A sympagic environment is one where water exists mostly as a solid, ice, such as a polar ice cap or glacier. Solid sea ice is permeated with channels filled with salty brine. These briny channels and the sea ice itself have its ecology, referred to as "sympagic ecology".

Residents of temperate or tropical climates often assume, mistakenly, that ice and snow are devoid of life. In fact, a number of varieties of algae such as diatoms engage in photosynthesis in arctic and alpine regions of Earth. Other energy sources include Aeolian dust and pollen swept in from other regions. These ecosystems also include bacteria and fungi, as well as animals like flatworms and crustaceans. A number of sympagic worm species are commonly called ice worms.
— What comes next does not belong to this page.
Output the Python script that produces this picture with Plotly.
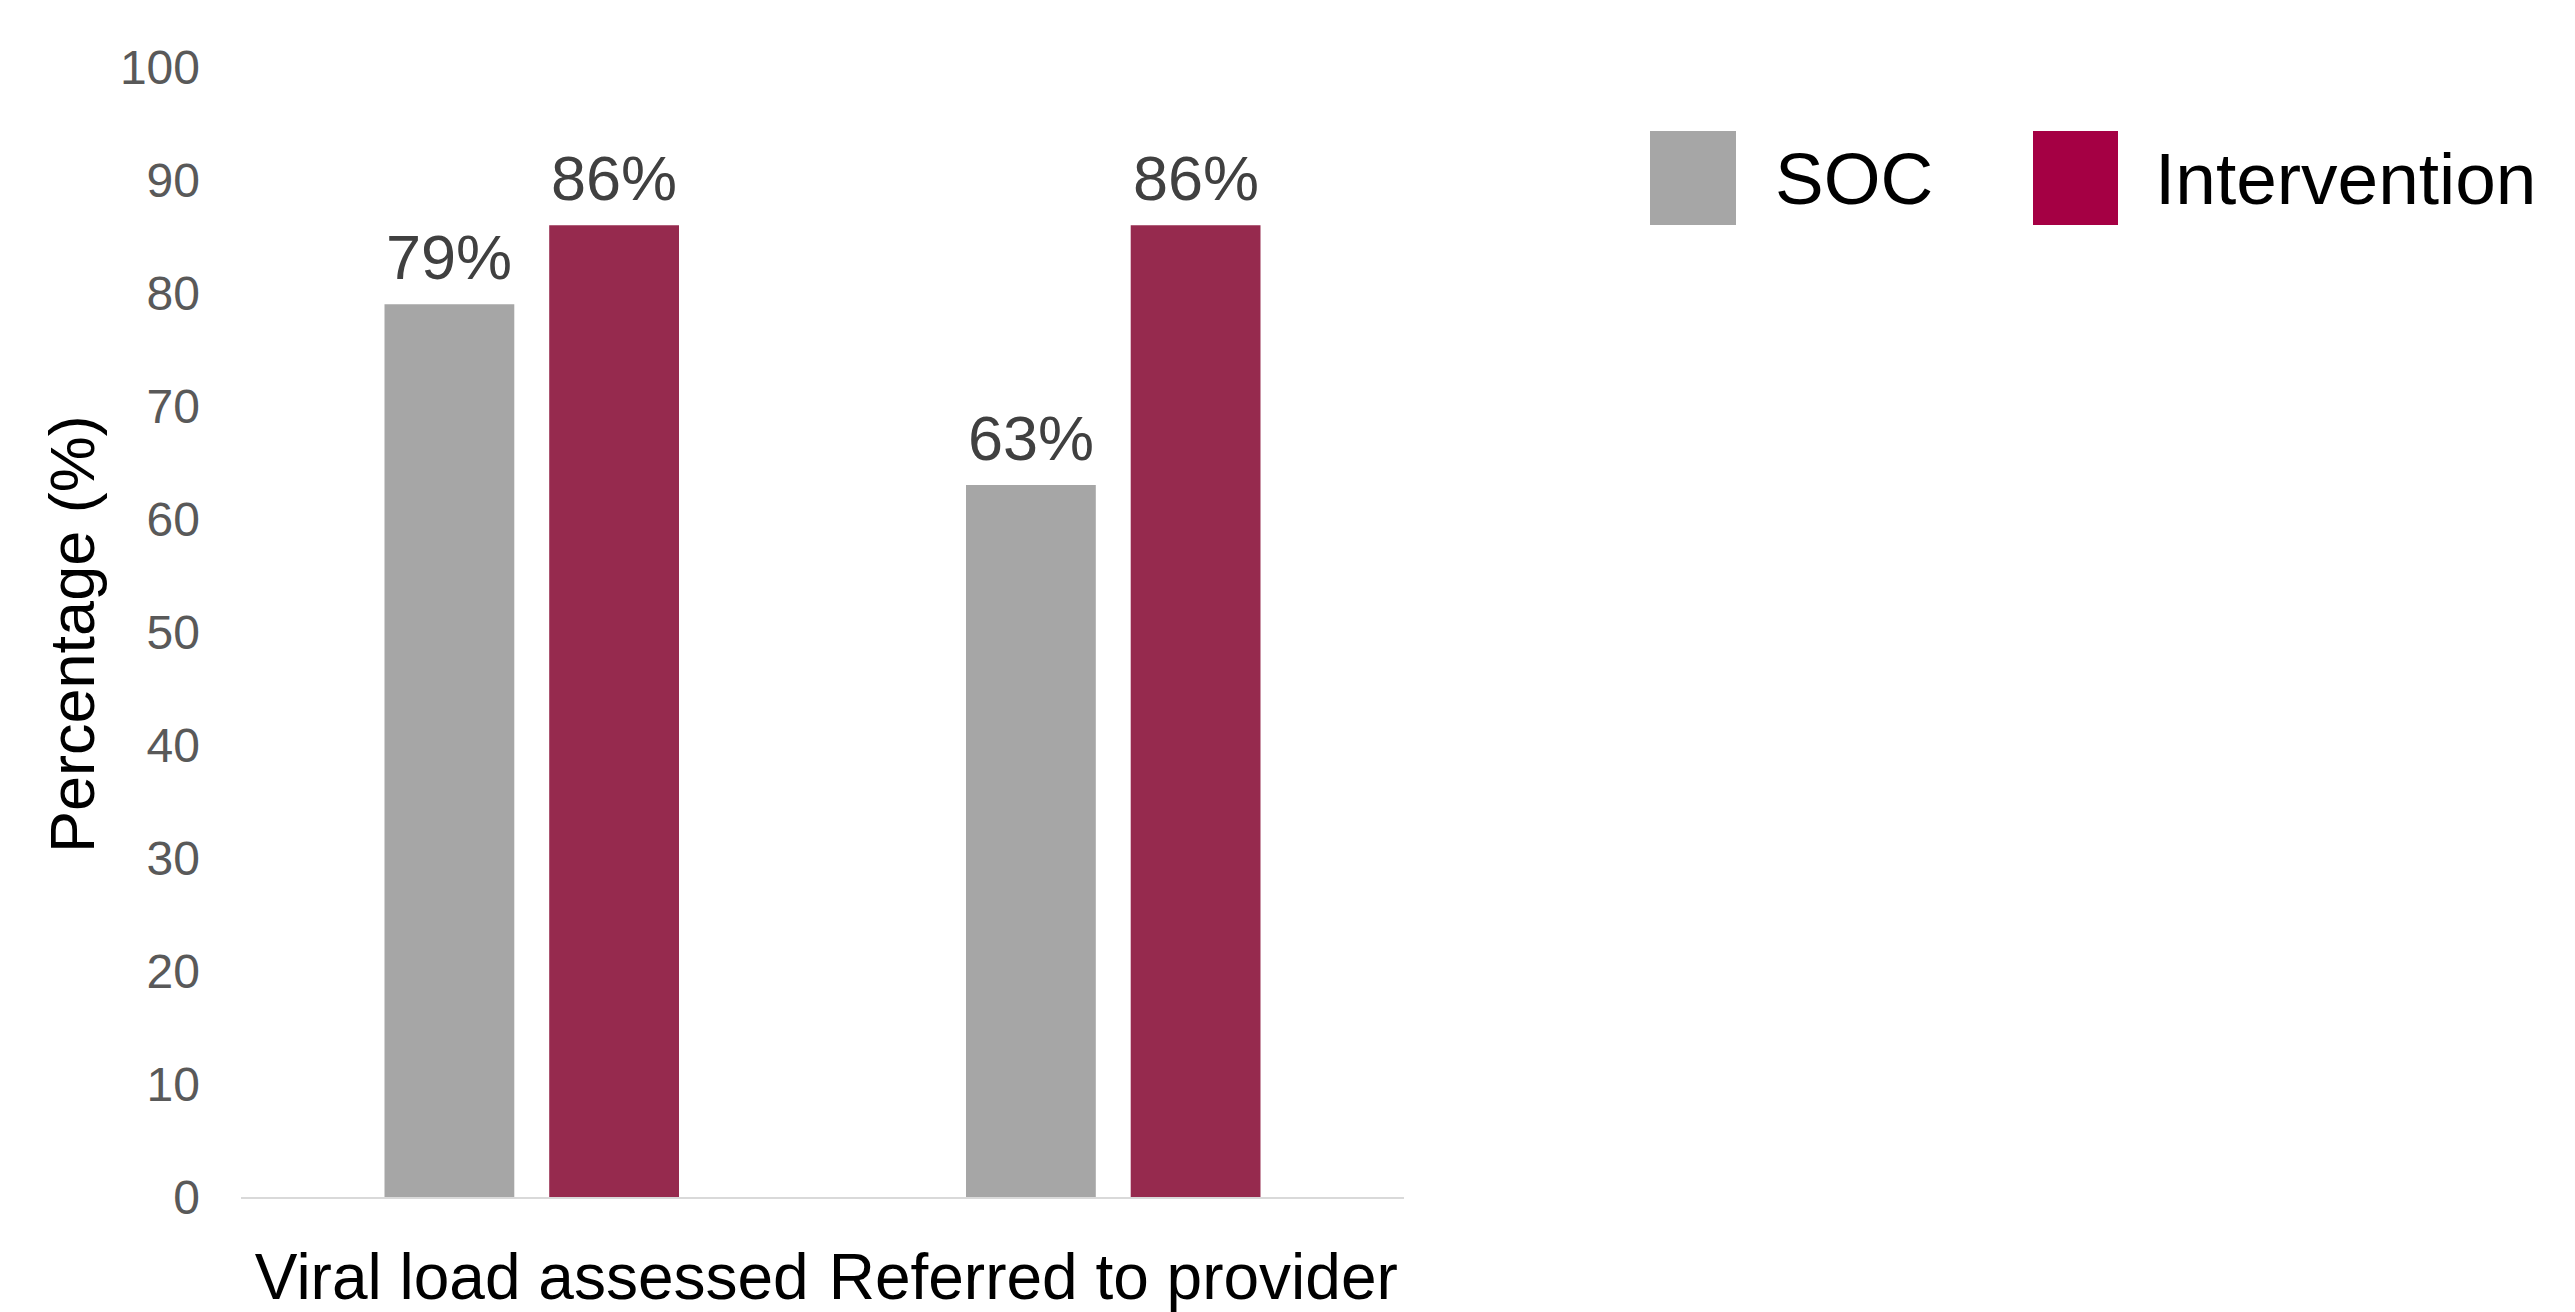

Additionally, the ocean has abundant plankton, and prolific algal blooms occur in the polar regions each summer as well as in high mountain lakes, bringing nutrients to those parts of the ice in contact with the water. In the Arctic Ocean, ice algae accounts for close to half of the primary production during the summer months. In the spring, krill can scrape off the green lawn of ice algae from the underside of the pack ice.

== Endemic species in the Arctic ==
The Arctic sea ice and its related biota are unique, and the year-round persistence of the ice has allowed the development of ice endemic species. The specialized sympagic community within the sea ice is found in the tiny liquid filled network of pores and brine channels or at the ice-water interface. The organisms living within the sea ice are consequently small (<1mm), and dominated by bacteria, and unicellular plants and animals.
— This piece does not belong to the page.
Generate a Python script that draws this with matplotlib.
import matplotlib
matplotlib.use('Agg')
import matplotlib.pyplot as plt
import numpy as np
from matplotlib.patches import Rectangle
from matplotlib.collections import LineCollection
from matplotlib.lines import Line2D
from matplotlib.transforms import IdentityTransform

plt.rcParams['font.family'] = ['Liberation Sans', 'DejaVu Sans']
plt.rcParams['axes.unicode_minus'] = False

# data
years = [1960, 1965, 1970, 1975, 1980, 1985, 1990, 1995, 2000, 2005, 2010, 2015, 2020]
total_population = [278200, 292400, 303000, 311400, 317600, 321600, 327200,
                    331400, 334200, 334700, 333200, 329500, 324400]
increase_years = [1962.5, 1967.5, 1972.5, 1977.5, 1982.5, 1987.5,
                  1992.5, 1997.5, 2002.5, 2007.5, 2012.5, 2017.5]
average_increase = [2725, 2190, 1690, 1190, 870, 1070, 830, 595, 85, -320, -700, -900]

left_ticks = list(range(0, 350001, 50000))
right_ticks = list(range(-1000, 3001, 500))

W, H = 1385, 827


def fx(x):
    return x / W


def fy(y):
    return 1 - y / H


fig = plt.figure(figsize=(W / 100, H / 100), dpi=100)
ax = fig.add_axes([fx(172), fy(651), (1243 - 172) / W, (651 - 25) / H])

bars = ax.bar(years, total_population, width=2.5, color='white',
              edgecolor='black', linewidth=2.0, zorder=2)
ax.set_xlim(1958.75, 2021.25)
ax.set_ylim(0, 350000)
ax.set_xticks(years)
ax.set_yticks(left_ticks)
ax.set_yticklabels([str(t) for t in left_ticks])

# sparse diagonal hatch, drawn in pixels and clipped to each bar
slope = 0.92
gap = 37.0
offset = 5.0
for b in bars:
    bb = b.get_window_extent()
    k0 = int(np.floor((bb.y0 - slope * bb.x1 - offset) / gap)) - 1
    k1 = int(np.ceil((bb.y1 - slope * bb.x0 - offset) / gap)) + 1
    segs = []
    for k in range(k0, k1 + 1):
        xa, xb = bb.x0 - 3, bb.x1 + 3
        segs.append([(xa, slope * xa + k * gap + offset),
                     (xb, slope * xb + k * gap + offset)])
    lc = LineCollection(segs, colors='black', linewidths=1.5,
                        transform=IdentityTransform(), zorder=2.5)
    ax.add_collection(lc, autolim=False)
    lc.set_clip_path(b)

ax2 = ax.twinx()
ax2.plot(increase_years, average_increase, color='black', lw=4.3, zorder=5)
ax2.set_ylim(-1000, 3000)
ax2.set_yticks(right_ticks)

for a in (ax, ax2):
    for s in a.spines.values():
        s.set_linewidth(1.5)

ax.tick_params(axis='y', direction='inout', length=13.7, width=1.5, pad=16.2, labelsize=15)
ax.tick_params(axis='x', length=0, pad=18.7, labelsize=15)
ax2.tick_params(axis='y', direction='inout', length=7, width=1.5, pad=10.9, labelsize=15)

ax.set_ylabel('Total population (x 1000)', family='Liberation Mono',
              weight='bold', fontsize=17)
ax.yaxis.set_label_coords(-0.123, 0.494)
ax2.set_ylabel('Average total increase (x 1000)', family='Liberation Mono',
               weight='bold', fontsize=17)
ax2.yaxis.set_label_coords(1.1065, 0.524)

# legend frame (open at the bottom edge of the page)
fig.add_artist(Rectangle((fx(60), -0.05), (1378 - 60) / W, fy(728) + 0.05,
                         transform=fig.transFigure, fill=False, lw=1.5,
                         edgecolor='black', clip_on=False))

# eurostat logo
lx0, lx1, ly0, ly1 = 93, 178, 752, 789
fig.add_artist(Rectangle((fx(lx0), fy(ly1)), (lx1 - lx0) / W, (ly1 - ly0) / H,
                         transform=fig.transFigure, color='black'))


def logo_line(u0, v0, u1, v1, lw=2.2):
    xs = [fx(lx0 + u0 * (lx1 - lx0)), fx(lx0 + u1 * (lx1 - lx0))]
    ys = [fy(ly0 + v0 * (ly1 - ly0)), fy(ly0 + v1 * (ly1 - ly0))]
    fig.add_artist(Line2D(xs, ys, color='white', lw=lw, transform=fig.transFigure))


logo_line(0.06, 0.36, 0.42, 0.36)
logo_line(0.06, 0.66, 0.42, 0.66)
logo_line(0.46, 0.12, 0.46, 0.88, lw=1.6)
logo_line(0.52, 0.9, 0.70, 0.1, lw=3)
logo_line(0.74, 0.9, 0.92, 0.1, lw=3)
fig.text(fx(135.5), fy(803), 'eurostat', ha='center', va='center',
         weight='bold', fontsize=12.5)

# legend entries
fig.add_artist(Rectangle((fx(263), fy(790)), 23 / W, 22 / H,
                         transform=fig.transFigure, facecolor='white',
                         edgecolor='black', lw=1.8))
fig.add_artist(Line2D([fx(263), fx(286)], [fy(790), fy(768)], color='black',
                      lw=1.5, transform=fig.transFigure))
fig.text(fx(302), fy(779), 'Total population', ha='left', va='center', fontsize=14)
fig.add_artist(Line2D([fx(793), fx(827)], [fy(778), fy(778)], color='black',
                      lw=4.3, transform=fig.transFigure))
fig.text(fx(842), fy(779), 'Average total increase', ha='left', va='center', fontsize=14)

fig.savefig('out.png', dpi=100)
Diatoms are considered the most important primary producers inside the ice with more than 200 species occurring in Arctic sea ice. In addition, flagellates contribute to biodiversity. Protozoan and metazoan ice meiofauna, in particular turbellarians, nematodes, crustaceans and rotifers, can be abundant in all ice types year-round. In spring, larvae and juveniles of benthic animals (e.g. polychaetes and molluscs) migrate into coastal fast ice to feed on the ice algae for a few weeks.

A partially endemic fauna, comprising mainly gammaridean amphipods, thrives at the underside of ice floes. Locally and seasonally occurring at several hundred individuals per square meter, they are important mediators for particulate organic matter from the sea ice to the water column. Ice-associated and pelagic crustaceans are the major food sources for polar cod (Boreogadus saida) that occurs in close association with sea ice and acts as the major link from the ice-related food web to seals and whales.
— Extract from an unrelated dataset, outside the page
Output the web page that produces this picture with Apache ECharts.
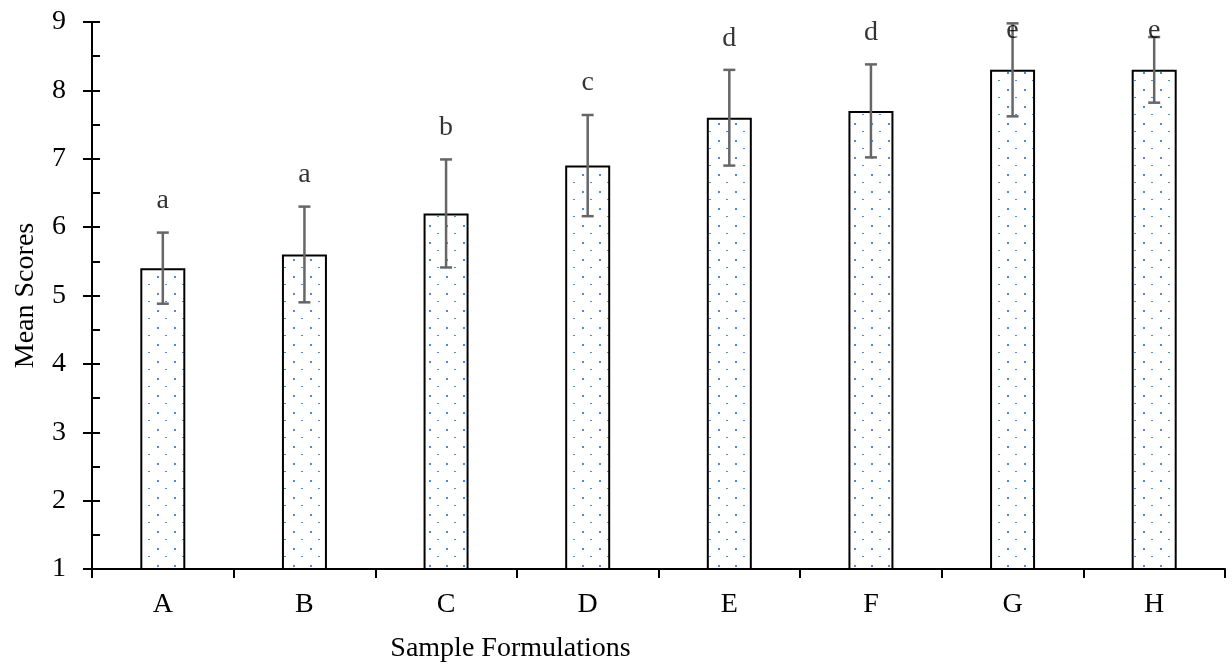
<!DOCTYPE html>
<html>
<head>
<meta charset="utf-8">
<script src="https://cdn.jsdelivr.net/npm/echarts@6/dist/echarts.min.js"></script>
<style>
  html, body { margin: 0; background: #fff; }
  #main { width: 1232px; height: 668px; }
</style>
</head>
<body>
<div id="main"></div>
<script>
// data
const categories = ['A', 'B', 'C', 'D', 'E', 'F', 'G', 'H'];
const means = [5.4, 5.6, 6.2, 6.9, 7.6, 7.7, 8.3, 8.3];
const errors = [0.52, 0.7, 0.79, 0.74, 0.7, 0.68, 0.68, 0.48];
const letters = ['a', 'a', 'b', 'c', 'd', 'd', 'e', 'e'];
const letterY = [6.39, 6.77, 7.46, 8.12, 8.76, 8.85, 8.88, 8.88];
const yTicks = [1, 2, 3, 4, 5, 6, 7, 8, 9];

const font = 'Liberation Serif';
const fontSize = 28;

// dotted fill like the excel pattern
function dotPattern () {
  let c = document.createElement('canvas');
  c.width = 17;
  c.height = 17;
  let g = c.getContext('2d');
  g.fillStyle = '#ffffff';
  g.fillRect(0, 0, 17, 17);
  g.fillStyle = '#4a8fd6';
  g.fillRect(4, 4, 2, 2);
  g.fillRect(12, 12, 2, 1);
  return c;
}

let myChart = echarts.init(document.getElementById('main'));

let errData = categories.map((c, i) => [i, means[i] - errors[i], means[i] + errors[i]]);
let letterData = categories.map((c, i) => [i, letterY[i]]);

myChart.setOption({
  animation: false,
  grid: { left: 92, right: 7, top: 22, bottom: 99, containLabel: false },
  xAxis: {
    type: 'category',
    data: categories,
    name: 'Sample Formulations',
    nameLocation: 'middle',
    nameGap: 66,
    // title sits left of the axis centre in the original
    nameTextStyle: { fontFamily: font, fontSize: fontSize, color: '#000', padding: [0, 296, 0, 0] },
    axisLine: { lineStyle: { color: '#000', width: 2 } },
    axisTick: { show: true, length: 9, lineStyle: { color: '#000', width: 2 } },
    axisLabel: { fontFamily: font, fontSize: fontSize, color: '#000', margin: 22 },
    splitLine: { show: false }
  },
  yAxis: [
    {
      type: 'value',
      min: yTicks[0],
      max: yTicks[yTicks.length - 1],
      interval: 1,
      name: 'Mean Scores',
      nameLocation: 'middle',
      nameGap: 52,
      nameTextStyle: { fontFamily: font, fontSize: fontSize, color: '#000' },
      axisLine: { show: true, lineStyle: { color: '#000', width: 2 } },
      axisTick: { show: true, length: 9, lineStyle: { color: '#000', width: 2 } },
      axisLabel: { fontFamily: font, fontSize: fontSize, color: '#000', margin: 26 },
      splitLine: { show: false }
    },
    {
      type: 'value',
      position: 'left',
      min: yTicks[0],
      max: yTicks[yTicks.length - 1],
      interval: 1,
      axisLine: { show: false },
      axisTick: { show: true, inside: true, length: 8, lineStyle: { color: '#000', width: 2 } },
      minorTick: { show: true, splitNumber: 2, length: 8, lineStyle: { color: '#000', width: 2 } },
      axisLabel: { show: false },
      splitLine: { show: false }
    }
  ],
  series: [
    {
      type: 'bar',
      data: means,
      barWidth: 45,
      itemStyle: {
        color: { image: dotPattern(), repeat: 'repeat' },
        borderColor: '#000',
        borderWidth: 2
      }
    },
    {
      type: 'custom',
      data: errData,
      encode: { x: 0, y: [1, 2] },
      z: 5,
      renderItem: function (params, api) {
        let i = api.value(0);
        let lo = api.coord([i, api.value(1)]);
        let hi = api.coord([i, api.value(2)]);
        let hw = 6;
        let st = { stroke: '#666666', lineWidth: 2.5 };
        return {
          type: 'group',
          children: [
            { type: 'line', shape: { x1: lo[0], y1: lo[1], x2: hi[0], y2: hi[1] }, style: st },
            { type: 'line', shape: { x1: lo[0] - hw, y1: lo[1], x2: lo[0] + hw, y2: lo[1] }, style: st },
            { type: 'line', shape: { x1: hi[0] - hw, y1: hi[1], x2: hi[0] + hw, y2: hi[1] }, style: st }
          ]
        };
      }
    },
    {
      type: 'scatter',
      data: letterData,
      symbolSize: 0,
      z: 6,
      label: {
        show: true,
        position: 'inside',
        formatter: p => letters[p.dataIndex],
        fontFamily: font,
        fontSize: fontSize,
        color: '#000'
      }
    }
  ]
});
</script>
</body>
</html>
While previous studies of coastal and offshore sea ice provided a glimpse of the seasonal and regional abundances and the diversity of the ice-associated biota, biodiversity in these communities is virtually unknown for all groups, from bacteria to metazoans. Many taxa are likely still undiscovered due to the methodological problems in analyzing ice samples. The study of diversity of ice related environments is urgently required before they ultimately change with altering ice regimes and the likely loss of the multi-year ice cover.